(click on any of the images to see a larger version)
The convent of St Raphael in the village of Xylotymbou was the inspiring setting for the Quiet Morning reflections at Synod 2014, led by Canon Robert Jones seen here beside the 14th century Church of St Marina within the convent complex.
Xylotymbou, believed to be the site of a very old settlement, is renown for its mediaeval churches, and many younger ones too. In particular, the majestic late 20th century church of St Raphael stands prominently beside the more discretely enclosed convent courtyards.
The name Xylotymbou is steeped in the history of regional logging and forests, although little evidence of this remains. Today, the village lies within the Larnaca District of South-East Cyprus, surrounded by open farmland and the boundary of the British Sovereign Base Area of Dhekelia.
To refresh your Synod 2014 memories, or visit the church and convent of St Raphael for the first time, now enjoy a short virtual tour – a fascinating mix of ecclesiastical architecture, decorative arts, and iconographic images. Among them are those painted on plates displayed in the convent meeting room where Canon Robert led our reflections.
The convent community was founded some twenty-five years ago within the walls of two inter-connected courtyards. The 14th century church of St Marina lies in the middle of the courtyard which visitors access first.
Despite the fragmentation of the frescoes and their need for restoration, many of the images are still clear enough to view, especially the muted colours associated with earlier styles of painting.
In bizarre contrast, wax effigies of human body parts hang on one wall. The nun attending the adjacent shop where these items are on sale, explained: people who seek healing for themselves or others may buy an effigy to hang inside the church and so seek a prayerful cure for, say, an injured limb, face, head, or other affliction.
Adjacent to the shop, a second chapel provides the setting for a fresco narrative depicting the martyrdom of Saints Raphael, Nicholas and Irene – although this is not obvious as much of the chapel is dark. Permission was offered (not sought!) to unlatch a side door and so briefly illuminate the impressive fresco with daylight.
Two key elements were explained: St Raphael is never found on his own in iconographic art; the Saint Nicholas who was martyred with him is not the same saint whom we worship.
Among the representations of Saints Raphael, Nicholas and Irene together, one clearly exposed icon hangs on an exterior wall of the chapel. Despite being shaded under a canopy, weather conditions have unfortunately damaged some of the delicate paint.
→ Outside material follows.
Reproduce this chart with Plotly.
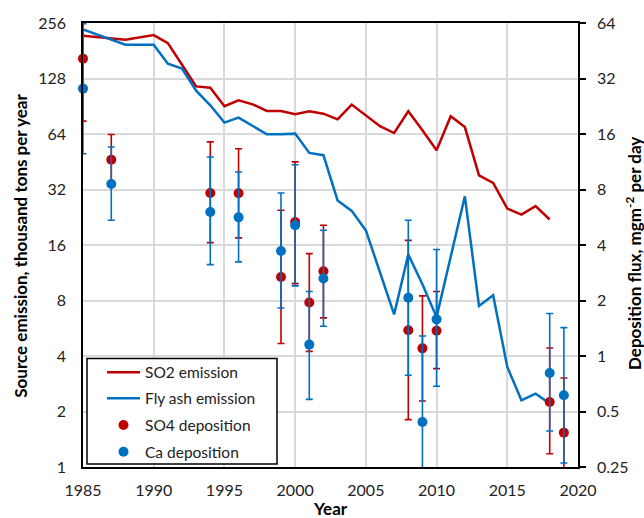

Nevertheless it is a striking piece of art.
From this vantage point, it is just a short walk to the adjacent courtyard. The central focus is the small chapel dedicated to St Filoumenos, a Cypriot saint. The morning light happened to be just right to reflect the peaceful ambience inside. The exterior provides a comparative perspective of the vast modern church of St Raphael located outside the convent boundary.
Beside one entrance to the Church of St Raphael, a plaque is mounted on the wall. Translated this tells us that the foundation stone of the Church of St Raphael, Xylotymbou was laid on the 20th November 1993 by His Excellency the President of the Republic of Cyprus, Mr Glafcos Clerides, together with their Eminences, the Bishop of Kitium, Chrisostomos; the Bishop of Mitilinis, Iacovos; and the Bishop of Limassol, Chrysanthos.
Completed less than twenty years ago, this magnificent modern church certainly evokes a “wow” reaction. Not just the sense of walking into a magnificent building which stirs spiritual strength and refreshment, but also the extent and scope of the interior’s decorative arts.
Even the technical complexities involved to ensure the safety of those who painted the frescoes challenge the imagination. The skill and achievements of the artists involved need no imagination. They are there for all to behold.
If this short tour has been your introduction to the church and convent of St Raphael in Xylotymbou and should the opportunity arise to visit in person, then do so. For many of us who did visit during Synod 2014, a chance to return will surely enrich that first encounter.